Speaking at a Senate Judiciary hearing, Graham appeared broadly skeptical of the prospects now for the bipartisan immigration measure, which would toughen enforcement at the border and at U.S. workplaces, provide a path to legal status or expulsion for an estimated 11 million illegal immigrants and link future immigration levels to economic conditions.
Graham said that while he opposed the law passed in Arizona, the public's frustration there illustrated why "there is no hope" of passing a broader overhaul in Congress. "What happened in Arizona is that good people are so afraid of an out-of-control border that they had to resort to a law that I think is unconstitutional -- it doesn't represent the best way forward," Graham said.
Congress could pass a more comprehensive measure "by 2012 if we're smart, and we address the big elephant in the room and that is that our borders are broken and there's a war going on," Graham said, while warning Democrats that that if Senate Majority Leader Harry Reid (D-Nev.) moves to a debate this year, "You are going to crash and burn and . . . it is going to be absolutely devastating to the future of this issue."
Testifying at the hearing, Homeland Security Secretary Janet Napolitano said the southern border "is as secure as it has ever been." She argued that the U.S. government has more law enforcement forces on the southwest border than ever before and that illegal immigration was at the lowest point since the early 1970s.
She also noted the federal government has met security demands voiced by lawmakers in 2006 and 2007, when it last considered an immigration overhaul.
"One of the questions we need to talk about is whether securing the border is ever going to be reached in the sense of Congress, or whether that goal post is going to keep moving," she said.
For example, she said, the number of Border Patrol agents has doubled to 20,000 since 2002, including 4,000 in Arizona. The number of illegal immigrants apprehended crossing the border has plummeted from 1.6 million in 2000 to fewer than 600,000 last year, a decline of more than 60 percent.
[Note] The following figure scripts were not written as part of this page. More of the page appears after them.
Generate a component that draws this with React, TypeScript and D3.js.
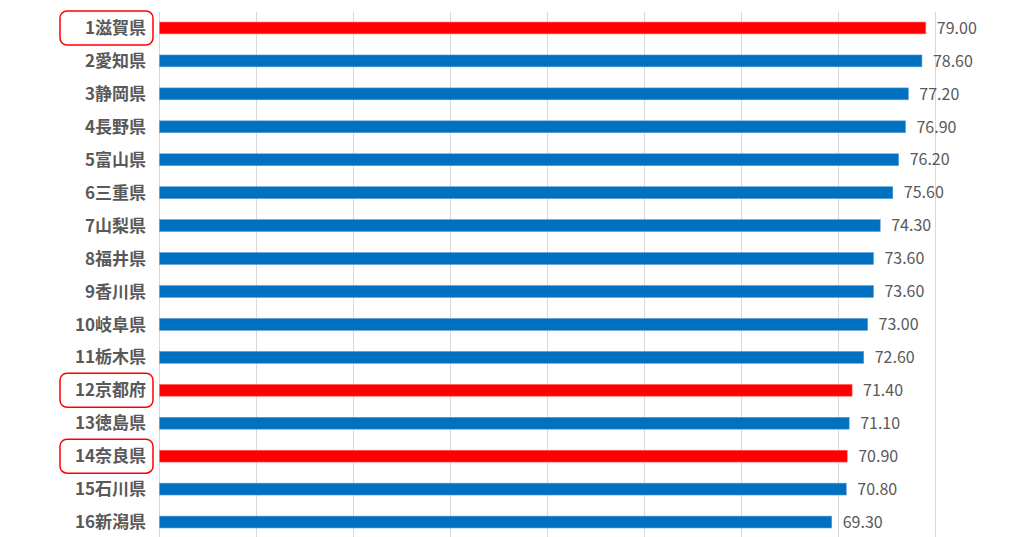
import React from 'react'
import * as d3 from 'd3'

const prefectures = [
  '1滋賀県', '2愛知県', '3静岡県', '4長野県', '5富山県', '6三重県', '7山梨県', '8福井県',
  '9香川県', '10岐阜県', '11栃木県', '12京都府', '13徳島県', '14奈良県', '15石川県', '16新潟県',
]
const values = [79.0, 78.6, 77.2, 76.9, 76.2, 75.6, 74.3, 73.6, 73.6, 73.0, 72.6, 71.4, 71.1, 70.9, 70.8, 69.3]
// prefectures drawn in red and boxed
const highlighted = ['1滋賀県', '12京都府', '14奈良県']
const xTicks = [0, 10, 20, 30, 40, 50, 60, 70, 80]

const W = 1024
const H = 537

export default function App() {
  const x = d3.scaleLinear().domain([0, 80]).range([159.5, 935.5])
  const y = d3.scaleBand<string>().domain(prefectures).range([11.5, 538.5]).paddingInner(0.64).paddingOuter(0.32)
  const bh = y.bandwidth()

  return (
    <svg width={W} height={H} style={{ position: 'absolute', left: 0, top: 0, background: '#fff' }}>
      <g>
        {xTicks.map(t => (
          <line key={t} x1={Math.round(x(t)) - 0.5} x2={Math.round(x(t)) - 0.5} y1={12} y2={H}
            stroke="#d9d9d9" strokeWidth={1} />
        ))}
      </g>
      <g>
        {prefectures.map((p, i) => {
          const red = highlighted.includes(p)
          const cy = (y(p) ?? 0) + bh / 2
          return (
            <g key={p}>
              <rect x={x(0)} y={cy - bh / 2} width={x(values[i]) - x(0)} height={bh}
                fill={red ? '#ff0000' : '#0070c0'} stroke={red ? '#ff6b6b' : '#5b9bd5'} strokeWidth={0.6} />
              <text x={x(values[i]) + 11} y={cy} dy="0.36em" fontSize={16}
                fontFamily="'Noto Sans CJK JP', 'Noto Sans', sans-serif" fill="#595959">
                {values[i].toFixed(2)}
              </text>
              <text x={146} y={cy} dy="0.36em" textAnchor="end" fontSize={17} fontWeight={700}
                fontFamily="'Noto Sans CJK JP', sans-serif" fill="#595959">
                {p}
              </text>
              {red && (
                <rect x={60} y={cy - 17} width={93} height={34} rx={7} fill="none"
                  stroke="#ff0000" strokeWidth={1.5} />
              )}
            </g>
          )
        })}
      </g>
    </svg>
  )
}
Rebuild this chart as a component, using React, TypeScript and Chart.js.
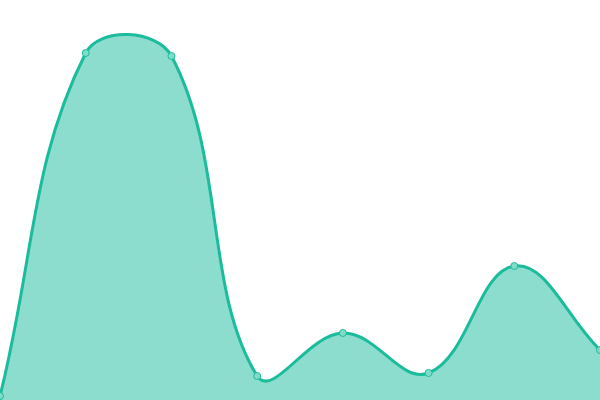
import React, { useEffect, useRef } from "react";
import { Chart, registerables } from "chart.js";

Chart.register(...registerables);

const labels = ["A", "B", "C", "D", "E", "F", "G", "H"];
const values = [1, 86.75, 86, 6, 16.75, 6.75, 33.5, 12.5];

export default function App() {
  const ref = useRef<HTMLCanvasElement>(null);
  useEffect(() => {
    document.body.style.margin = "0";
    const chart = new Chart(ref.current!, {
      type: "line",
      data: {
        labels,
        datasets: [
          {
            data: values,
            borderColor: "#1abc9c",
            backgroundColor: "rgba(26,188,156,0.5)",
            borderWidth: 3,
            fill: true,
            tension: 0.4,
            pointRadius: 3.5,
            pointBorderWidth: 1,
            pointBackgroundColor: "#80dcc9",
            pointBorderColor: "#1abc9c",
            clip: 10,
          },
        ],
      },
      options: {
        animation: false,
        responsive: false,
        maintainAspectRatio: false,
        layout: { padding: 0, autoPadding: false },
        plugins: { legend: { display: false }, tooltip: { enabled: false } },
        scales: {
          x: { display: false },
          y: { display: false, min: 0, max: 100 },
        },
      },
    });
    return () => chart.destroy();
  }, []);
  return (
    <div style={{ position: "fixed", left: 0, top: 0, width: 600, height: 400 }}>
      <canvas ref={ref} width={600} height={400} style={{ width: 600, height: 400 }} />
    </div>
  );
}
However, she acknowledged that Arizona was an exception. Although the number of illegal immigrants arrested by the Border Patrol in Arizona has dropped by half between 2000 and 2008 -- from 700,000 a year to about 350,000 -- the state's share of illegal border crossers has rocketed from about 8 percent in 1992 to more than 50 percent last year. Arizona has taken over the top spot from California as the federal government has built 652 miles of fences and vehicle barriers and pushed human and drug traffickers into the Sonora desert.
At the same time, violence has flared in Phoenix between rival drug trafficking organizations. Several drug and safe houses used by smugglers have been discovered in the past year, and the shooting death of Robert Krentz, a prominent state rancher on the border in early March in which smugglers are suspected has jolted the state.
Since 2006, Mexican President Felipe Calderon has sought to dismantle powerful drug cartels, triggering a wave of violence that has killed nearly 23,000 people.
The U.S. government has supported Calderon with $1.4 billion in aid, and also intensified cooperation among defense, law enforcement and border agencies.
Arizona Gov. Jan Brewer (R) signed legislation Friday that generally requires police in that state to investigate any person whom they reasonably suspect may be an illegal immigrant, and makes it a crime for immigrants not to carry proof of their legal status. Brewer said the law was necessary because the federal government has failed to act.
Critics say the law may unconstitutionally expand police powers and lead to racial profiling, and Obama on Friday called the effort "misguided."
At the hearing, Napolitano elaborated on concerns that the measure could swamp federal immigration agencies, diverting law enforcement resources used to investigate, detain and deport the most dangerous illegal immigrants, such as felons and gang members.
"We believe it will detract from and siphon resources that we need to focus on those in the country illegally who are -- those who are committing the most serious crimes in addition to violating our nation's immigration laws," Napolitano said.